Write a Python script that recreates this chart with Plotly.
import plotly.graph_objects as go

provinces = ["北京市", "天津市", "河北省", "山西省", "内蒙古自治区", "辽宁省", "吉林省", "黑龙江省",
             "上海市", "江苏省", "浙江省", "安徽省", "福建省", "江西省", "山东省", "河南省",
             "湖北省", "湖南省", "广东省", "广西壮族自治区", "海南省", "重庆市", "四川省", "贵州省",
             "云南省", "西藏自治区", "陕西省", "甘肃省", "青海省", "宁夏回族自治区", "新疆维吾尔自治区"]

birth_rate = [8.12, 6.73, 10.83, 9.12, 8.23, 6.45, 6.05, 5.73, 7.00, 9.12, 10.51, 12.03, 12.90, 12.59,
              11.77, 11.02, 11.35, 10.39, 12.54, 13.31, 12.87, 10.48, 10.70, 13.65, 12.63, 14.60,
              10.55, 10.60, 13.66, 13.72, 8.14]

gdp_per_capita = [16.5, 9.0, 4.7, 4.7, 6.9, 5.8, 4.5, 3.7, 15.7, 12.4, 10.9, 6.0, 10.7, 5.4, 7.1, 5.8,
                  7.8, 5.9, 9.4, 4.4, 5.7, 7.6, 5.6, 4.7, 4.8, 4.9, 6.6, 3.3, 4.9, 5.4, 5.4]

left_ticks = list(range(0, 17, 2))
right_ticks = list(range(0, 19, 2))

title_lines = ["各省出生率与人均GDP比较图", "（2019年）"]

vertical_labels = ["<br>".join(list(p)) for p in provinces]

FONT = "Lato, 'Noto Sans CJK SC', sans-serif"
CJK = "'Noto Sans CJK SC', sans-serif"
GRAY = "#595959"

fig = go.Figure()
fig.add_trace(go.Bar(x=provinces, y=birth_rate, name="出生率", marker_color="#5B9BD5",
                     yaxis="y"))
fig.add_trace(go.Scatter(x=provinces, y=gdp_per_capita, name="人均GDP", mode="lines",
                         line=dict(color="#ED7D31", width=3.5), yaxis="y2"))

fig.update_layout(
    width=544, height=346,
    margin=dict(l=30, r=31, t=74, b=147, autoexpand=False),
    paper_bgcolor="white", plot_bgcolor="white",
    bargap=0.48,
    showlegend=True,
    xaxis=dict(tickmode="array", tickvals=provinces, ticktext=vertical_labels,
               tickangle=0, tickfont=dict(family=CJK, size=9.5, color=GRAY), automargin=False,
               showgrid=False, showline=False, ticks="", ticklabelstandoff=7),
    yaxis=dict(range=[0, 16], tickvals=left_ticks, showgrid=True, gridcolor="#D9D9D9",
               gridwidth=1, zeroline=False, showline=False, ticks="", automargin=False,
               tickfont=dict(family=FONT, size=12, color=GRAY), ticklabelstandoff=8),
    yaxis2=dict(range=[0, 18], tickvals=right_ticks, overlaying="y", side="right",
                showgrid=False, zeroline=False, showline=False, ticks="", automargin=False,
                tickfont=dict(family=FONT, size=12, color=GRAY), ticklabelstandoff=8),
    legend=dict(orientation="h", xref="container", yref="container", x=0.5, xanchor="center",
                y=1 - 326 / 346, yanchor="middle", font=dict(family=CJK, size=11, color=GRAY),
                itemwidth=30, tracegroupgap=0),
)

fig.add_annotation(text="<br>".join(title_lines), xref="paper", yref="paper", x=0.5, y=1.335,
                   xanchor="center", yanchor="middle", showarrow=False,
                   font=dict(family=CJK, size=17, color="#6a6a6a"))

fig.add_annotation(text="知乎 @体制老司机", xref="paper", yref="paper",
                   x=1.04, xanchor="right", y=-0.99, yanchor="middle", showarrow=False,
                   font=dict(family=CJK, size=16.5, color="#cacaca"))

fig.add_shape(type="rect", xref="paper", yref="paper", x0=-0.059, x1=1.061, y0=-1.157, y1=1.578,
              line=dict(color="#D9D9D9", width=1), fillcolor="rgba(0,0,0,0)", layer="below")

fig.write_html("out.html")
--
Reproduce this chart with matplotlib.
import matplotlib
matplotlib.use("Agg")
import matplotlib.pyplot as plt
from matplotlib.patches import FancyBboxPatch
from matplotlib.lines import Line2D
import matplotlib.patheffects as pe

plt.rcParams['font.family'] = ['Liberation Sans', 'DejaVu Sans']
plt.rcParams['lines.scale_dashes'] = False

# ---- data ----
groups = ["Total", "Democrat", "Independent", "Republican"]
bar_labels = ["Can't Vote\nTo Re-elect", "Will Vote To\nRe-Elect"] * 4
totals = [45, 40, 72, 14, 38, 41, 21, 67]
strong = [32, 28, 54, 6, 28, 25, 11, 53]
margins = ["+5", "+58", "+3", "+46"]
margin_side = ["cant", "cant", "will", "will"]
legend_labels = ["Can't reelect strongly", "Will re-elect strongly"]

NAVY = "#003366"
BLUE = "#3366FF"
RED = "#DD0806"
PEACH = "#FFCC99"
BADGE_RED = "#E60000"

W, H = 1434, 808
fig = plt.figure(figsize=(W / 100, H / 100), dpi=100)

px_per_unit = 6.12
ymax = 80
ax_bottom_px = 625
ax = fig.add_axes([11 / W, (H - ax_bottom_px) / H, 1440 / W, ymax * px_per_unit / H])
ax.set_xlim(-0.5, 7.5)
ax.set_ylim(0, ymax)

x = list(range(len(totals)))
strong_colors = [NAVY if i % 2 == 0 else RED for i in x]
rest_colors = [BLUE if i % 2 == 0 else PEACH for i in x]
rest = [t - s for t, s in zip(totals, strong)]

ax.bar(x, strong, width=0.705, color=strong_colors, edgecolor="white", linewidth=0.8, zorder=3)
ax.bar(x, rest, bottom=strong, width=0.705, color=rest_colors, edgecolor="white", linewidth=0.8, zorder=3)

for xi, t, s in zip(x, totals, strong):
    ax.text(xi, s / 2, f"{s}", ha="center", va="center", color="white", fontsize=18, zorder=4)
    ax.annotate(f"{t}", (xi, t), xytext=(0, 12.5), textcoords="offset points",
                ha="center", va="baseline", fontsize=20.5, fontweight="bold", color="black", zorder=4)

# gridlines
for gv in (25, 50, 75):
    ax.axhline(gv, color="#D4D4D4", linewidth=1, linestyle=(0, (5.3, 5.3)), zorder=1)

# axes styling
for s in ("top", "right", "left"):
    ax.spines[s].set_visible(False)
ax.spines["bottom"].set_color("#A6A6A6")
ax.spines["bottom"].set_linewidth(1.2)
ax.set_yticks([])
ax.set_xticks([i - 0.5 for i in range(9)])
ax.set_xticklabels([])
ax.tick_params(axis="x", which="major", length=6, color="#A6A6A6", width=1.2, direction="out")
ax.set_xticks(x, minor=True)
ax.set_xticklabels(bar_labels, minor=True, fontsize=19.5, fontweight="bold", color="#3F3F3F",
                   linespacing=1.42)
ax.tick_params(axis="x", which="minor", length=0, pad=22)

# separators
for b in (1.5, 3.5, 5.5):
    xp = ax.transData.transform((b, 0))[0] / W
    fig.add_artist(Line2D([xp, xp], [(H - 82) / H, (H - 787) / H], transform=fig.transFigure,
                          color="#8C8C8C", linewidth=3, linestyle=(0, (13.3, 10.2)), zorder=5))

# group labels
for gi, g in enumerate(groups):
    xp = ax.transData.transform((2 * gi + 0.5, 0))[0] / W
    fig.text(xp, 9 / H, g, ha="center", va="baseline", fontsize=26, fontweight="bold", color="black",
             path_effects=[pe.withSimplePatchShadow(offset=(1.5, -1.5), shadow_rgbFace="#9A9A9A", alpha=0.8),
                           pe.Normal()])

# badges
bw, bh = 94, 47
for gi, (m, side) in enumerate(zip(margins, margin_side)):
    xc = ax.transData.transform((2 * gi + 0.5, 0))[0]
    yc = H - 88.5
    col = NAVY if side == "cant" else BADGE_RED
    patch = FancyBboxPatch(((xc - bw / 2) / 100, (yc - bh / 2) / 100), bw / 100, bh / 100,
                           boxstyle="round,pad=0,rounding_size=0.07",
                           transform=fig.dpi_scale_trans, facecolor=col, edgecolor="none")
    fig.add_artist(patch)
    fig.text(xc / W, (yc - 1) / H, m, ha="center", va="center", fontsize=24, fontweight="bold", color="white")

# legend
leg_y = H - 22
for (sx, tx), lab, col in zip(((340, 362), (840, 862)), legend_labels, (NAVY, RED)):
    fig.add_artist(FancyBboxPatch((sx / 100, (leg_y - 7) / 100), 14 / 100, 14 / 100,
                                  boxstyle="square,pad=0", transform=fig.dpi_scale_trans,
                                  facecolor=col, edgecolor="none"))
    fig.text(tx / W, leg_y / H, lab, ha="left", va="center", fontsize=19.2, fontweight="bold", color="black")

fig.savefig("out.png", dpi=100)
---
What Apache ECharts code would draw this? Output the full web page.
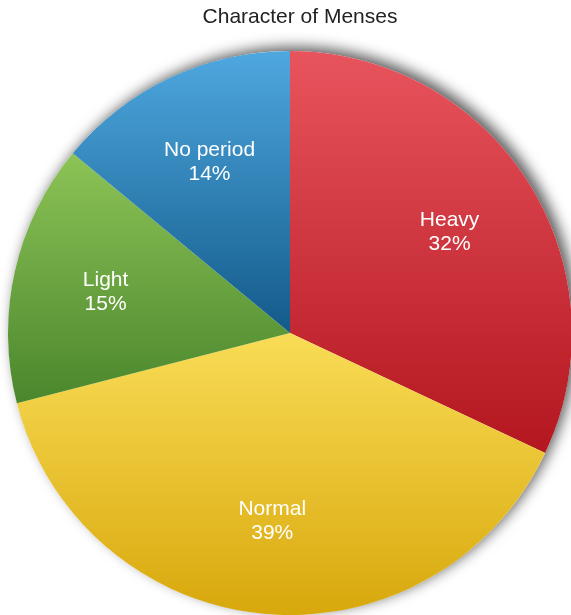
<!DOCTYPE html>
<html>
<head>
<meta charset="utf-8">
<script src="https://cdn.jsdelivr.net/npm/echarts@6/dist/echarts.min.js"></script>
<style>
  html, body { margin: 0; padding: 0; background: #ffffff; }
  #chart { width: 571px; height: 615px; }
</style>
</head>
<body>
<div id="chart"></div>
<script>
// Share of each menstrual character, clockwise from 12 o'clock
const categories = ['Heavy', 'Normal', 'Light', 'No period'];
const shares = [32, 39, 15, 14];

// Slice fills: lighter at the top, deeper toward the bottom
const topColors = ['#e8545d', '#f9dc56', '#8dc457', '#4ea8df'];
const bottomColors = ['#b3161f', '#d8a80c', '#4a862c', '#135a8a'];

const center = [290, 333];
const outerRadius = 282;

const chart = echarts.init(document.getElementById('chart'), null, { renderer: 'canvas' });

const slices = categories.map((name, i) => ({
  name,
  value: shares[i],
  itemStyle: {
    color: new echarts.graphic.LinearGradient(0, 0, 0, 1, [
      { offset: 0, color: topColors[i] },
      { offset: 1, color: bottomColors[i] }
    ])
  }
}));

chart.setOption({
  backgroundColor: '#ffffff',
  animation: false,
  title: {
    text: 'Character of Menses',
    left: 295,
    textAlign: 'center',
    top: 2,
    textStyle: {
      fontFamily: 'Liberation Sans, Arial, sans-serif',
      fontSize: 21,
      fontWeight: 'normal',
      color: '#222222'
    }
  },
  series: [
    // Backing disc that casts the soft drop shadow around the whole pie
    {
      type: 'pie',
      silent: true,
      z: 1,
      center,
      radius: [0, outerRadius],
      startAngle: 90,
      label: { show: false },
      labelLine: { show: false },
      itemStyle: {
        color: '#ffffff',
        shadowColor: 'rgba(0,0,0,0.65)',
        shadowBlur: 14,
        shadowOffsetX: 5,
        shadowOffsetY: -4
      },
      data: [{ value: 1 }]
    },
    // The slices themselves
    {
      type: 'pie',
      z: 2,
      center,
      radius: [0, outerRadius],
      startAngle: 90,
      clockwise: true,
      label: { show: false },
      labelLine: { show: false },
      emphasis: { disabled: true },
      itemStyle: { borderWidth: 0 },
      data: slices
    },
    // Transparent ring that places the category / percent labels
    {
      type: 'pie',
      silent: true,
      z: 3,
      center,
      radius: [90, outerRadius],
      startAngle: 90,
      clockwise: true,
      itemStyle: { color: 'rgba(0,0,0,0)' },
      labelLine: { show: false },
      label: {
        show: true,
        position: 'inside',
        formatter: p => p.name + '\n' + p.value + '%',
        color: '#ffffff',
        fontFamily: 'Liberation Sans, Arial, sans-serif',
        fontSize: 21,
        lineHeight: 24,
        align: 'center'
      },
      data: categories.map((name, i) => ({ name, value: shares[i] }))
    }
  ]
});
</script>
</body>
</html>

Written exercise: Return the material from the line containing "What Apache ECharts" through the line containing "const shares = [32, 39, 15, 14];", exactly and in full, but without its pictures.

Task solution:
What Apache ECharts code would draw this? Output the full web page.
<!DOCTYPE html>
<html>
<head>
<meta charset="utf-8">
<script src="https://cdn.jsdelivr.net/npm/echarts@6/dist/echarts.min.js"></script>
<style>
  html, body { margin: 0; padding: 0; background: #ffffff; }
  #chart { width: 571px; height: 615px; }
</style>
</head>
<body>
<div id="chart"></div>
<script>
// Share of each menstrual character, clockwise from 12 o'clock
const categories = ['Heavy', 'Normal', 'Light', 'No period'];
const shares = [32, 39, 15, 14];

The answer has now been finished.